Saturday, December 26, 2009

Oakland lawyer turns Oakland artist - Thomas McDonnell on law, racism



Oakland lawyer turns Oakland artist - Thomas McDonnell

Just when Charlie Sheen, Umar Farouk Abdul Mutallab, and Michael Jackson's doctors need him, Thomas McDonnell, a well-known Oakland, California criminal defense attorney every bit as good as Gloria Allred, quit the practice.



Thomas McDonnell

Thomas is now a digital artist (and very happy) specializing in creating art using scanners. But why McDonnell - who comes from a family of lawyers, based in Oakland and the San Francisco Bay Area – quit practicing law is a fascinating story. I know a lot of lawyers - from Oakland City Attorney John Russo and Personal Injury Lawyer Robert G. Shock, to Alameda County Counsel Richard Winnie and Peralta Community College Chancellor Elihu Harris - and many talk about what they like and dislike about the practice. Quite a few quit. Some go into politics; others take a completely different turn. That's Thomas.

I met with my friend and fellow singer at The Alley on Grand Avenue, to talk about it on a lovely fall Wednesday at Lake Chalet Restaurant at Lake Merritt; the result is this 25 minute video (with one brief section a discussion with two other Oaklanders about the history of Lake Merritt).

We started our talk in the middle of a panic: Thomas was in search of an extension cord to power his scanner. Fortunately, Lake Chalet staff provided one, and we were off to the races. Thomas has a technique where he uses the scanner as a camera. The device produces fascinating images of ordinary scenes, like he and I sitting on the patio of the restaurant. Where did he get the idea?

"I was spending my nights processing autopsy autographs taken by some cop, of the burial, exhumation, and autopsy of Eddie Araujo, which was horrible. And it kind of got to me. It was the first time (working) after my mother had died. I found myself walking out in the middle of the night, just walking around. Just to clear my head of these horrible images."

(Eddie Araujo was the transgender Fremont woman killed because her attackers thought she was a woman and not a man. For legal reasons we could not talk at length about the case.)

Thomas went out with his best friend James Serwa and his wife Lisa, for an Oakland Open Studios Tour, and discovered the work of Jan Camp. She made images primarily by scanning flowers; Thomas saw his next practice, and started by "liberating flowers" for use in his newly-discovered passion for art work.

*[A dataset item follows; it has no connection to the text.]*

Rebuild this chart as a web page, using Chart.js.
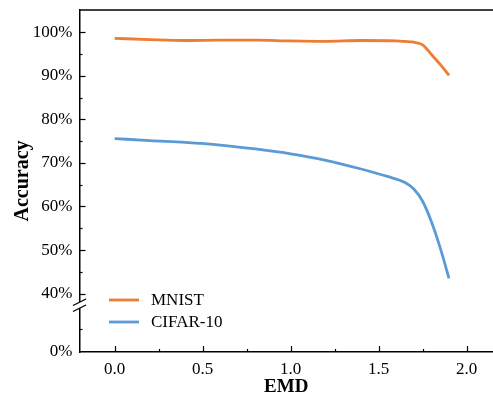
<!DOCTYPE html>
<html><head><meta charset="utf-8">
<script src="https://cdn.jsdelivr.net/npm/chart.js@4.4.1/dist/chart.umd.min.js"></script>
<style>html,body{margin:0;padding:0;background:#fff}#wrap{width:493px;height:402px}</style>
</head><body><div id="wrap"><canvas id="c" width="493" height="402"></canvas></div>
<script>
const emd = [0, 0.2, 0.4, 0.6, 0.8, 1.0, 1.2, 1.4, 1.6, 1.7, 1.75, 1.8, 1.85, 1.9];
const mnist = [98.6, 98.3, 98.1, 98.2, 98.2, 98.0, 97.9, 98.1, 98.0, 97.7, 97.1, 94.9, 92.6, 90.1];
const emdC = [0, 0.2, 0.4, 0.6, 0.8, 1.0, 1.2, 1.4, 1.55, 1.65, 1.7, 1.75, 1.8, 1.85, 1.9];
const cifar = [75.6, 75.1, 74.7, 74.1, 73.2, 72.1, 70.6, 68.6, 66.9, 65.5, 64.0, 61.2, 56.5, 50.5, 43.5];
const yTickLabels = ['0%', '40%', '50%', '60%', '70%', '80%', '90%', '100%'];
const yTickValues = [0, 40, 50, 60, 70, 80, 90, 100];
const xTicks = [0, 0.5, 1.0, 1.5, 2.0];

const ZERO_POS = 26.6; // axis position of 0% below the break
function yPos(v){ return v >= 40 ? v : ZERO_POS + v * (13.4/40); }

const FONT = "'Liberation Serif','Times New Roman',serif";

const decor = {
  id: 'decor',
  afterDraw(chart){
    const {ctx, chartArea:a, scales:{x, y}} = chart;
    ctx.save();
    ctx.strokeStyle = '#000';
    ctx.lineWidth = 1.5;
    ctx.beginPath(); ctx.moveTo(a.left, a.top); ctx.lineTo(a.right, a.top); ctx.stroke();
    ctx.lineWidth = 1.2;
    [40,50,60,70,80,90,100].forEach(v=>{
      const py = Math.round(y.getPixelForValue(yPos(v)))+0.5;
      ctx.beginPath(); ctx.moveTo(a.left, py); ctx.lineTo(a.left+6, py); ctx.stroke();
    });
    [45,55,65,75,85,95,31.8].forEach(v=>{
      const py = Math.round(y.getPixelForValue(v))+0.5;
      ctx.beginPath(); ctx.moveTo(a.left, py); ctx.lineTo(a.left+3, py); ctx.stroke();
    });
    xTicks.forEach(v=>{
      const px = Math.round(x.getPixelForValue(v))+0.5;
      ctx.beginPath(); ctx.moveTo(px, a.bottom); ctx.lineTo(px, a.bottom-6); ctx.stroke();
    });
    [0.25,0.75,1.25,1.75].forEach(v=>{
      const px = Math.round(x.getPixelForValue(v))+0.5;
      ctx.beginPath(); ctx.moveTo(px, a.bottom); ctx.lineTo(px, a.bottom-3); ctx.stroke();
    });
    const by = 305;
    ctx.fillStyle = '#fff';
    ctx.fillRect(a.left-2, by-3, 4, 6);
    ctx.lineWidth = 1.3;
    ctx.beginPath(); ctx.moveTo(a.left-6.5, by+0.5); ctx.lineTo(a.left+6.5, by-6); ctx.stroke();
    ctx.beginPath(); ctx.moveTo(a.left-6.5, by+6.5); ctx.lineTo(a.left+6.5, by); ctx.stroke();
    ctx.font = '17px ' + FONT;
    ctx.textBaseline = 'middle';
    ctx.textAlign = 'left';
    chart.data.datasets.forEach((ds, i)=>{
      const ly = 300 + i*22;
      ctx.strokeStyle = ds.borderColor; ctx.lineWidth = 2.8;
      ctx.beginPath(); ctx.moveTo(109, ly); ctx.lineTo(139, ly); ctx.stroke();
      ctx.fillStyle = '#000';
      ctx.fillText(ds.label, 151, ly+1);
    });
    ctx.restore();
  }
};

new Chart(document.getElementById('c'), {
  type: 'line',
  data: {
    datasets: [
      {label: 'MNIST', data: emd.map((e,i)=>({x:e, y:yPos(mnist[i])})), borderColor: '#ED7D31', borderWidth: 2.8, pointRadius: 0, cubicInterpolationMode: 'monotone', fill:false},
      {label: 'CIFAR-10', data: emdC.map((e,i)=>({x:e, y:yPos(cifar[i])})), borderColor: '#5B9BD5', borderWidth: 2.8, pointRadius: 0, cubicInterpolationMode: 'monotone', fill:false}
    ]
  },
  options: {
    responsive: false, animation: false,
    layout: {padding: {top: 10, right: 0, left: 0, bottom: 0}},
    plugins: {legend: {display: false}, tooltip: {enabled: false}},
    scales: {
      x: {
        type: 'linear', min: -0.2, max: 2.15,
        afterFit(s){ s.height = 50; s.paddingLeft = 0; s.paddingRight = 0; },
        afterBuildTicks(s){ s.ticks = xTicks.map(v=>({value:v})); },
        grid: {display: false, drawTicks: false},
        border: {display: true, color: '#000', width: 1.5},
        ticks: {color: '#000', font: {family: FONT, size: 17}, padding: 7, callback: v => v.toFixed(1), maxRotation: 0},
        title: {display: true, text: 'EMD', color: '#000', font: {family: FONT, size: 19, weight: 'bold'}, padding: {top: 3}}
      },
      y: {
        type: 'linear', min: ZERO_POS, max: 105.1,
        afterFit(s){ s.width = 79.5; s.paddingTop = 0; s.paddingBottom = 0; },
        afterBuildTicks(s){ s.ticks = yTickValues.map(v=>({value:yPos(v)})); },
        grid: {display: false, drawTicks: false},
        border: {display: true, color: '#000', width: 1.5},
        ticks: {color: '#000', font: {family: FONT, size: 17}, padding: 7,
          callback: (v) => { const i = yTickValues.findIndex(t => Math.abs(yPos(t)-v) < 0.01); return i>=0 ? yTickLabels[i] : ''; }},
        title: {display: true, text: 'Accuracy', color: '#000', font: {family: FONT, size: 20, weight: 'bold'}, padding: {top: 11, bottom: 0}}
      }
    }
  },
  plugins: [decor]
});
</script></body></html>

But with that, Thomas also felt overwhelmed in practicing criminal law in the East Bay.

"I never felt that I was doing a good job for my clients. Everyone told me I was a great lawyer. I was very successful." The problem was that Thomas didn't feel he was giving the client "what the case deserved". So he got out, but not just for reasons of workload or ugly images. Racism played a factor, too.

Thomas said that the racism that exists in the socioeconomic problems and in the lack of police officers and resources that come to play in cases was hard to deal with. "Crimes are committed by poor people," he said. "And it seems more poor people are people of color – black, Hispanic and elderly – are arrested and convicted of crimes than white people (or) Asian people. (They) Seem to not get as convicted or caught."

I pointed out that in San Francisco's Marina District I've attended parties of mostly white folks where at times there was cocaine (which I don't do). It occurred to me that cops aren't in that area; they patrol the poor black and Latino areas of San Francisco. Thomas said "The cops would be at the parties doing the drugs."

Thomas gave another example of racism in the way Oakland police treated a black person versus a white person today, 2009. A black man stopped by a police officer and arrested for a felony of any kind after dark would be given a curfew. But the idea of limiting that person's time out at night played into the overall racist question of what a black man was doing out late at night.

"So you get what happened with (Lovell) Mixon (who shot four Oakland officers in March) and the officers. And I knew all of them. It's tragedy all around. You get these kids who live their lives anticipating being arrested."

Thomas says that there are good and bad people in the law, law enforcement, and among the so-called criminals he's represented. The line between good people and bad people is far more blurred than many understand.

He told me a story of how the Alameda County District Attorney staffers would meet with lawyers in "the old days" at what was called The Courthouse Bar, and is known today as The Ruby Room on 14th Street near Lakeside Drive across from the Oakland Library. Thomas said they would decide cases over a bottle of scotch. "They got a lot of work done," he said. But Thomas says it had its limitations. The racism was different in that at the time the lawyers didn't know that what they were doing and how they did it was racist.

Thomas McDonnell's' advice for new lawyers

Thomas says that new lawyers should attend to how they spend their day and enjoy what they do. "The law is a wonderful career because it can lead you to, anywhere," he said. You can do anything you want to do.

Including becoming a digital artist.